-- RECORDED INFORMATION --

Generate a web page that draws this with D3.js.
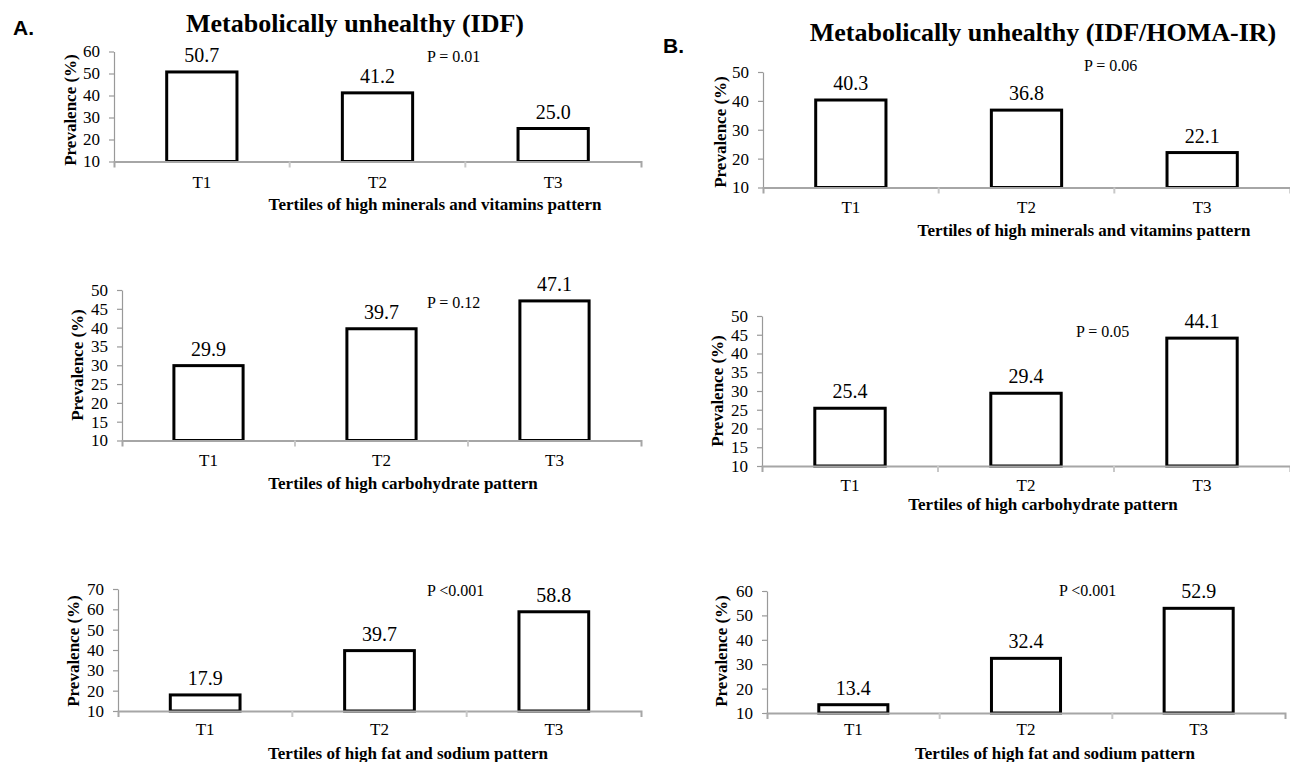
<!DOCTYPE html>
<html>
<head>
<meta charset="utf-8">
<script src="https://cdn.jsdelivr.net/npm/d3@7"></script>
<style>
  html, body { margin: 0; padding: 0; background: #fff; }
  svg { display: block; }
  text { font-family: "Liberation Serif", "Times New Roman", serif; fill: #000; }
</style>
</head>
<body>
<svg id="chart" width="1290" height="762"></svg>
<script>
// ---------------- data ----------------
const categories = ["T1", "T2", "T3"];

const idfMineralsVitamins = [50.7, 41.2, 25.0];
const idfCarbohydrate     = [29.9, 39.7, 47.1];
const idfFatSodium        = [17.9, 39.7, 58.8];

const homaMineralsVitamins = [40.3, 36.8, 22.1];
const homaCarbohydrate     = [25.4, 29.4, 44.1];
const homaFatSodium        = [13.4, 32.4, 52.9];

const ticksA1 = [10, 20, 30, 40, 50, 60];
const ticksA2 = [10, 15, 20, 25, 30, 35, 40, 45, 50];
const ticksA3 = [10, 20, 30, 40, 50, 60, 70];
const ticksB1 = [10, 20, 30, 40, 50];
const ticksB2 = [10, 15, 20, 25, 30, 35, 40, 45, 50];
const ticksB3 = [10, 20, 30, 40, 50, 60];

const pLabels = ["P = 0.01", "P = 0.12", "P <0.001", "P = 0.06", "P = 0.05", "P <0.001"];
const xTitles = [
  "Tertiles of high minerals and vitamins pattern",
  "Tertiles of high carbohydrate pattern",
  "Tertiles of high fat and sodium pattern"
];
const yTitle = "Prevalence (%)";
const panelTitles = ["Metabolically unhealthy (IDF)", "Metabolically unhealthy (IDF/HOMA-IR)"];
const panelLetters = ["A.", "B."];

// ---------------- layout ----------------
const panels = [
  { values: idfMineralsVitamins, ticks: ticksA1, p: pLabels[0], xt: xTitles[0],
    x0: 114, x1: 641, yB: 161.5, yT: 51.5, px: 427, py: 62, tY: 188, xtX: 435, xtY: 210, ytX: 76, ytY: 110 },
  { values: idfCarbohydrate, ticks: ticksA2, p: pLabels[1], xt: xTitles[1],
    x0: 122, x1: 641, yB: 440.5, yT: 290, px: 427, py: 308, tY: 466, xtX: 403, xtY: 489, ytX: 83, ytY: 365 },
  { values: idfFatSodium, ticks: ticksA3, p: pLabels[2], xt: xTitles[2],
    x0: 118, x1: 641, yB: 711, yT: 589, px: 427, py: 596, tY: 735, xtX: 408, xtY: 759, ytX: 79, ytY: 651 },
  { values: homaMineralsVitamins, ticks: ticksB1, p: pLabels[3], xt: xTitles[0],
    x0: 763, x1: 1290, yB: 187.5, yT: 72, px: 1084, py: 71, tY: 213, xtX: 1084, xtY: 236, ytX: 726, ytY: 132 },
  { values: homaCarbohydrate, ticks: ticksB2, p: pLabels[4], xt: xTitles[1],
    x0: 762, x1: 1290, yB: 466, yT: 316, px: 1076, py: 337, tY: 491, xtX: 1043, xtY: 510, ytX: 723, ytY: 391 },
  { values: homaFatSodium, ticks: ticksB3, p: pLabels[5], xt: xTitles[2],
    x0: 767, x1: 1285, yB: 713, yT: 591, px: 1059, py: 596, tY: 735, xtX: 1055, xtY: 759, ytX: 727, ytY: 651 }
];

const svg = d3.select("#chart");

// panel letters & titles
svg.append("text").attr("x", 13).attr("y", 35).text(panelLetters[0])
  .style("font-family", "'Liberation Sans', Arial, sans-serif").style("font-weight", "bold").style("font-size", "21px");
svg.append("text").attr("x", 663).attr("y", 53).text(panelLetters[1])
  .style("font-family", "'Liberation Sans', Arial, sans-serif").style("font-weight", "bold").style("font-size", "21px");
svg.append("text").attr("x", 355).attr("y", 32).attr("text-anchor", "middle").text(panelTitles[0])
  .style("font-weight", "bold").style("font-size", "26px");
svg.append("text").attr("x", 1043).attr("y", 41).attr("text-anchor", "middle").text(panelTitles[1])
  .style("font-weight", "bold").style("font-size", "26px");

const axisGray = "#a6a6a6";

panels.forEach(pn => {
  const g = svg.append("g");
  const lo = d3.min(pn.ticks), hi = d3.max(pn.ticks);
  const y = d3.scaleLinear().domain([lo, hi]).range([pn.yB, pn.yT]);
  const x = d3.scaleBand().domain(categories).range([pn.x0, pn.x1])
    .paddingInner(0.6).paddingOuter(0.3);
  const step = x.step();

  // bars
  g.selectAll("rect.bar").data(pn.values).join("rect")
    .attr("class", "bar")
    .attr("x", (d, i) => x(categories[i]))
    .attr("width", x.bandwidth())
    .attr("y", d => y(d))
    .attr("height", d => y(lo) - y(d))
    .attr("fill", "#fff").attr("stroke", "#000").attr("stroke-width", 3);

  // value labels
  g.selectAll("text.val").data(pn.values).join("text")
    .attr("class", "val")
    .attr("x", (d, i) => x(categories[i]) + x.bandwidth() / 2)
    .attr("y", d => y(d) - 10)
    .attr("text-anchor", "middle")
    .style("font-size", "20px")
    .text(d => d.toFixed(1));

  // y axis
  const ya = g.append("g").attr("transform", `translate(${pn.x0},0)`)
    .call(d3.axisLeft(y).tickValues(pn.ticks).tickSize(5).tickSizeOuter(0).tickPadding(9).tickFormat(d3.format("d")));
  ya.select(".domain").attr("stroke", "#999").attr("stroke-width", 1.2);
  ya.selectAll(".tick line").attr("stroke", "#999").attr("stroke-width", 1.2);
  ya.selectAll(".tick text").style("font-size", "17px").style("font-family", "'Liberation Serif', serif").attr("fill", "#000");

  // x axis
  const xa = g.append("g").attr("transform", `translate(0,${y(lo)})`)
    .call(d3.axisBottom(x).tickSize(0).tickSizeOuter(6).tickPadding(0));
  xa.select(".domain").attr("stroke", axisGray).attr("stroke-width", 2);
  xa.selectAll(".tick text").remove();
  // category boundary ticks
  g.selectAll("line.sep").data(d3.range(1, categories.length)).join("line")
    .attr("class", "sep")
    .attr("x1", k => pn.x0 + k * step).attr("x2", k => pn.x0 + k * step)
    .attr("y1", y(lo)).attr("y2", y(lo) + 6)
    .attr("stroke", "#c8c8c8").attr("stroke-width", 2);

  // category labels
  g.selectAll("text.cat").data(categories).join("text")
    .attr("class", "cat")
    .attr("x", d => x(d) + x.bandwidth() / 2)
    .attr("y", pn.tY)
    .attr("text-anchor", "middle")
    .style("font-size", "17px")
    .text(d => d);

  // x title
  g.append("text").attr("x", pn.xtX).attr("y", pn.xtY).attr("text-anchor", "middle")
    .style("font-weight", "bold").style("font-size", "17px").text(pn.xt);

  // y title
  g.append("text").attr("transform", `translate(${pn.ytX},${pn.ytY}) rotate(-90)`)
    .attr("text-anchor", "middle")
    .style("font-weight", "bold").style("font-size", "17px").text(yTitle);

  // P value
  g.append("text").attr("x", pn.px).attr("y", pn.py)
    .style("font-size", "16px").text(pn.p);
});
</script>
</body>
</html>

-- YOUR OBJECTIVE --
Everything from the first line to the line with "const ticksB3 = [10, 20, 30, 40, 50, 60];" must be repeated exactly, and nothing else. Leave the pictures out.

-- TASK SOLUTION --
Generate a web page that draws this with D3.js.
<!DOCTYPE html>
<html>
<head>
<meta charset="utf-8">
<script src="https://cdn.jsdelivr.net/npm/d3@7"></script>
<style>
  html, body { margin: 0; padding: 0; background: #fff; }
  svg { display: block; }
  text { font-family: "Liberation Serif", "Times New Roman", serif; fill: #000; }
</style>
</head>
<body>
<svg id="chart" width="1290" height="762"></svg>
<script>
// ---------------- data ----------------
const categories = ["T1", "T2", "T3"];

const idfMineralsVitamins = [50.7, 41.2, 25.0];
const idfCarbohydrate     = [29.9, 39.7, 47.1];
const idfFatSodium        = [17.9, 39.7, 58.8];

const homaMineralsVitamins = [40.3, 36.8, 22.1];
const homaCarbohydrate     = [25.4, 29.4, 44.1];
const homaFatSodium        = [13.4, 32.4, 52.9];

const ticksA1 = [10, 20, 30, 40, 50, 60];
const ticksA2 = [10, 15, 20, 25, 30, 35, 40, 45, 50];
const ticksA3 = [10, 20, 30, 40, 50, 60, 70];
const ticksB1 = [10, 20, 30, 40, 50];
const ticksB2 = [10, 15, 20, 25, 30, 35, 40, 45, 50];
const ticksB3 = [10, 20, 30, 40, 50, 60];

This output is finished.